'TV comedy is still sexist'
Television comedy is still sexist, despite greater numbers of women progressing in the business.
That’s the view of Sally Phillips, who discussed the issue on Radio 4’s flagship Today programme this morning.
The actress and comedian said women make slower progress through the industry and get much fewer breaks.
‘Sexism is now so much more hidden,’ she said. ‘It used to be that there were just aren’t any women with their own shows – or just a few, French & Saunders and Victoria Wood – and now there are. But their progress is just so slow through the ranks.’
And to make her point, Phillips contrasted the career of the two 8 Out Of 10 Cats team captains, Rob Beckett and Aisling Bea, with whom she appeared on the last series of Taskmaster.
She said:‘We’ll just compare two people, both of whom are considerably talented: Aisling Bea who is an amazing Irish comedienne, she went to one of the top drama schools. She’s a very gifted writer, she’s been writing with Sharon Horgan and got an established track record.
‘She had her first script read at the BBC when she was 26. She’s now 34 and she’s just made her taster tape – that’s a 20-minute non-broadcast tape.’
‘Whereas Rob Beckett, who’s the other captain on 8 Out Of 10 Cats, he’s again a very talented guy but he’s been given multiple platforms and had a pilot commissioned, even though he never went to drama school and doesn’t write.
‘So it’s just much slower, much harder going for women and you wouldn’t at first notice.’
In fact, Beckett – who now fronts BBC One’s big Saturday Night entertainment shows Wedding Day Winners and All Together Now – did co-write his 2017 sitcom pilot Static.
Phillips also said that female-led projects were all often lumped together in TV executives' minds, saying: ‘All of us have had scripts turned down because they’ve gone "we’ve already got a women’s thing". ‘
But she refused to engage with the dumb question: ‘Are women funny?’, saying she didn’t want to ‘legitimise an inherently misogynistic question’ that only journalists obsess about. ‘Of course women are as funny as men. Of course we are.’
The conversation also covered the familiar complaint about unequal representation on panel shows, with Phillips quoting statistics that women only represent 31 per cent of contestants.
And both she and fellow guest Shappi Khorsandi said that when women did appear in such environments, they are usually on the back foot.
‘Because there are five slots for men and two for women, for men it feels like meeting up with your mates down the pub but for the women it feels like you’re at a job interview or on a date,’ Phillips said.
‘Nail on the head!,’ Khorsandi said. ‘It’s like joining a band - there’s already a lead guitarist so where do you fit in?’
She said the tone of humour on such shows did not always sit well with women, saying that when she used to do panel shows: ‘‘It was this old familiar feeling of being a little sister and having your big brother tease you.

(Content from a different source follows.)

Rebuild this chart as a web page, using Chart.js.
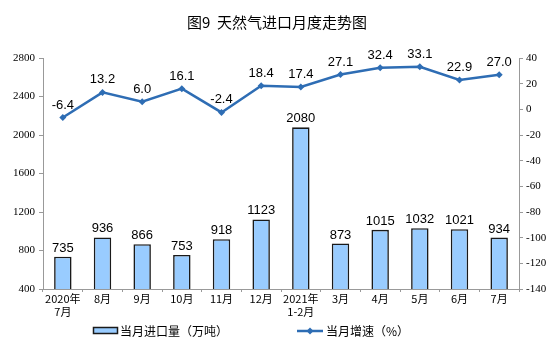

‘I think teasing is something that men do with one another but women don’t tease one another. I’m hoping Sally would never see me and go "ooh, look at you, who ate all the pies?"’
And Phillips said: ‘There’s a different kind of humour because men sexualise everything.’
Today's edition of Today, broadcast from Westminster with hosts Mishail Husain and Sarah Montague, was an all-female edition to mark the centenary of the act of parliament which gave some women the vote.